Dans le livre vous restituez plusieurs lettres que votre père a écrit à son père. Leur correspondance est remplie de respect et de tendresse mutuelle alors que votre grand-père était éminemment violent avec son fils. Vous écrivez qu'il y a des « mensonges sincères » dans cette correspondance. Est-ce-que le mensonge a servi de mécanisme de survie ou de communication au sein de votre famille ?

C. G. Je pense que l’on se ment tous un petit peu quand on se raconte notre propre vie. Notre point de vue n’est jamais très objectif et celui d’un écrivain moins encore. Un écrivain s'attelle à la vérité en glanant tout le champ des possibles et en soulevant des tas d'émotions qu’il transmet. Ici nous avons affaire à une famille où tout le monde est littéraire. Mon grand-père et mon père étaient écrivains. Ces « mensonges sincères » sont des façons de dire des choses très profondes mais qui ne sont pas rationnelles.

 

 

Ce texte s'ouvre sur une révélation fracassante : le père adoré de la narratrice est l'auteur d'un triple meurtre.
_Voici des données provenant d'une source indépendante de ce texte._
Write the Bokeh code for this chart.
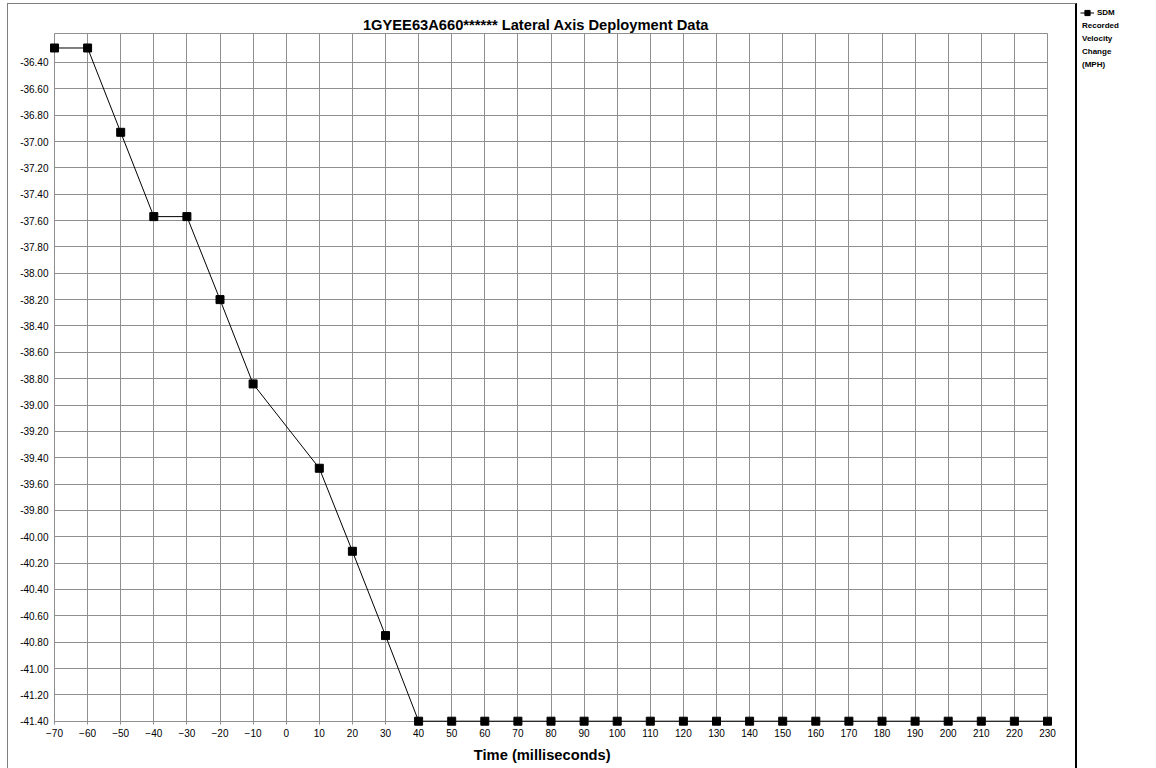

Le livre se déploie comme une investigation courageuse, non pas pour excuser, mais pour comprendre. Catherine Girard plonge dans les archives familiales et les souvenirs tus pour répondre à la question qui hante le récit : comment un homme aimant bascule-t-il dans l'horreur ? Elle dissèque avec une lucidité implacable les secrets et la violence psychologique qui ont miné sa lignée, révélant une vérité complexe, nichée au cœur même de la violence. Elle explore avec une plume magistrale la puissance de l'amour qui survit à l'horreur. Un livre coup de poing, essentiel et profondément humain.